James H. Olthius is professor of philosophical theology at the Institute for Christian Studies, where he has taught since 1968. He is the author of Facts, Values and Ethics; I Pledge You My Troth; Keeping Our Troth: Staying in Love During the Five Stages of Marriage; A Hermeneutics of Ultimacy: Peril or Promise; and recently edited Knowing Other-wise: Philosophy at the Threshold of Spirituality. He is also a psychotherapist in private practice in Toronto.
Calvin Seerveld is emeritated professor of philosophical aesthetics at the Institute for Christian Studies in Toronto. He was co-chair, 1984–1987, of the Canadian Society for Aesthetics when it was founded. His special interest is the methodology of art historiography, and his hobby is wisdom literature of the Older Testament.
Robert Sweetman is professor in the history of philosophy at the Institute for Christian Studies specializing in medieval philosophy, in particular, scholastic moral philosophy of the thirteenth century. His publications focus on the intersection of moral philosophical ideas and pastoral care, medieval hermeneutics, spirituality, and preaching.
George Vandervelde is professor of systematic theology at the Institute for Christian Studies. He has published in the areas of contemporary Roman Catholic theology, ecclesiology, and ecumenical hermeneutics. He co-chairs a consultation between the Roman Catholic Church and the World Evangelical Fellowship, and is a member of the Faith and Order Commissions of the Canadian Council of Churches, and the National Council of Churches of Christ, USA.

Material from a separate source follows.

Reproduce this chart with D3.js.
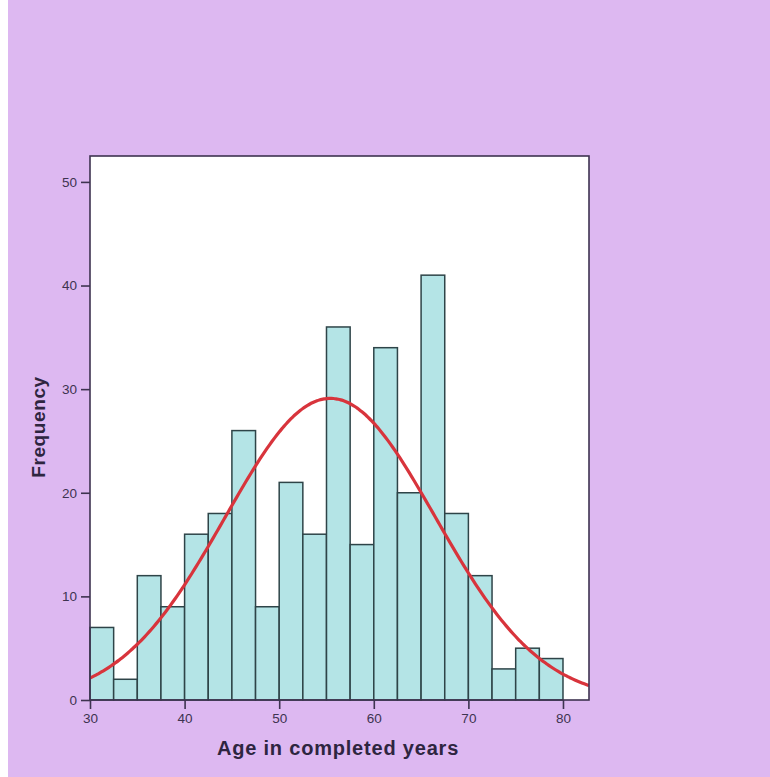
<!DOCTYPE html>
<html><head><meta charset="utf-8">
<script src="https://cdn.jsdelivr.net/npm/d3@7"></script>
<style>
html,body{margin:0;padding:0;background:#fff;}
svg{display:block;}
</style></head>
<body>
<script>
// ---- data ----
const binStarts = [30,32.5,35,37.5,40,42.5,45,47.5,50,52.5,55,57.5,60,62.5,65,67.5,70,72.5,75,77.5];
const binWidth = 2.5;
const frequencies = [7,2,12,9,16,18,26,9,21,16,36,15,34,20,41,18,12,3,5,4];
const xTicks = [30,40,50,60,70,80];
const yTicks = [0,10,20,30,40,50];
const fitMean = 55.4;
const fitSD = 11.1;
const xTitle = "Age in completed years";
const yTitle = "Frequency";

const W = 770, H = 777;
const svg = d3.select("body").append("svg").attr("width", W).attr("height", H);
svg.append("rect").attr("x",8).attr("y",0).attr("width",W-8).attr("height",H).attr("fill","#DDB8F1");

const x = d3.scaleLinear().domain([30, 82.75]).range([90, 589]);
const y = d3.scaleLinear().domain([0, 52.5]).range([700, 156]);

// plot area
svg.append("rect").attr("x",x.range()[0]).attr("y",y.range()[1])
  .attr("width",x.range()[1]-x.range()[0]).attr("height",y.range()[0]-y.range()[1])
  .attr("fill","#fff");

svg.append("clipPath").attr("id","pc").append("rect")
  .attr("x",x.range()[0]).attr("y",y.range()[1])
  .attr("width",x.range()[1]-x.range()[0]).attr("height",y.range()[0]-y.range()[1]);

// bars
svg.append("g").selectAll("rect").data(frequencies).join("rect")
  .attr("x",(d,i)=>x(binStarts[i]))
  .attr("width",(d,i)=>x(binStarts[i]+binWidth)-x(binStarts[i]))
  .attr("y",d=>y(d)).attr("height",d=>y(0)-y(d))
  .attr("fill","#B4E4E6").attr("stroke","#2E4448").attr("stroke-width",1.5);

// normal curve
const N = d3.sum(frequencies);
const pdf = v => N*binWidth/(fitSD*Math.sqrt(2*Math.PI))*Math.exp(-((v-fitMean)**2)/(2*fitSD*fitSD));
const xs = d3.range(x.domain()[0], x.domain()[1]+0.01, 0.25);
svg.append("path").datum(xs)
  .attr("clip-path","url(#pc)")
  .attr("d", d3.line().x(v=>x(v)).y(v=>y(pdf(v))).curve(d3.curveBasis))
  .attr("fill","none").attr("stroke","#D8343C").attr("stroke-width",3.2);

// frame
svg.append("rect").attr("x",x.range()[0]).attr("y",y.range()[1])
  .attr("width",x.range()[1]-x.range()[0]).attr("height",y.range()[0]-y.range()[1])
  .attr("fill","none").attr("stroke","#3E3350").attr("stroke-width",1.6);

const axisColor = "#3E3350";
const font = "Arial, 'Liberation Sans', sans-serif";
// x axis
const gx = svg.append("g").attr("transform",`translate(0,${y(0)})`)
  .call(d3.axisBottom(x).tickValues(xTicks).tickSize(9).tickPadding(4).tickSizeOuter(0));
gx.select(".domain").remove();
gx.selectAll("line").attr("stroke",axisColor).attr("stroke-width",1.6);
gx.selectAll("text").attr("fill","#3E3350").style("font-family",font).style("font-size","13.5px");

// y axis
const gy = svg.append("g").attr("transform",`translate(${x(30)},0)`)
  .call(d3.axisLeft(y).tickValues(yTicks).tickSize(9).tickPadding(4).tickSizeOuter(0));
gy.select(".domain").remove();
gy.selectAll("line").attr("stroke",axisColor).attr("stroke-width",1.6);
gy.selectAll("text").attr("fill","#3E3350").style("font-family",font).style("font-size","13.5px");

// titles
svg.append("text").attr("x",338).attr("y",755).attr("text-anchor","middle")
  .attr("fill","#2E2540").style("font-family",font)
  .style("font-size","20px").style("font-weight","bold").style("letter-spacing","0.8px").text(xTitle);
svg.append("text").attr("transform","translate(45,427) rotate(-90)").attr("text-anchor","middle")
  .attr("fill","#2E2540").style("font-family",font)
  .style("font-size","19px").style("font-weight","bold").style("letter-spacing","0.6px").text(yTitle);
</script>
</body></html>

Janet Catherina Wesselius is a Ph.D. candidate in philosophy in the joint doctoral program of the Vrije Universiteit (Free University) in Amsterdam and the Institute for Christian Studies in Toronto. She is completing a dissertation on notions of objectivity in feminist epistemology. She teaches courses in feminist philosophy, women’s studies, and religious studies, and has published several articles on feminist philosophy.

Description

How do we deal with difference personally, interpersonally, nationally? Can we weave a cohesive social fabric in a religiously plural society without suppressing differences?
This collection of significant essays suggests that to truly honour differences in matters of faith and religion we must publicly exercise and celebrate them. The secular/sacred, public/private divisions long considered sacred in the West need to be dismantled if Canada (or any nation state) is to develop a genuine mosaic that embraces fundamental differences instead of a melting pot that marginalizes. An ethics of difference starts with a recognition of difference, not as deviance or deficit that threatens but as otherness to connect with, cherish, and celebrate.
The book begins with the suggestion that our inability to come to terms with social plurality is not fundamentally the fault of religious differences, and that a public/private split inadequately deals with matters of basic difference. It then explores how encouraging people to live out their respective faiths may open new possibilities for respectful, honourable, and just negotiations of contemporary dilemmas arising out of the multicultural fabric of Canadian life.
Towards an Ethics of Community introduces readers to some of the most challenging and divisive dilemmas we face in this increasingly pluralistic, postmodern world — issues such as family and domestic violence, Aboriginal rights, homosexuality and public policy, and female genital mutilation. This is a book truly global in scope and significance.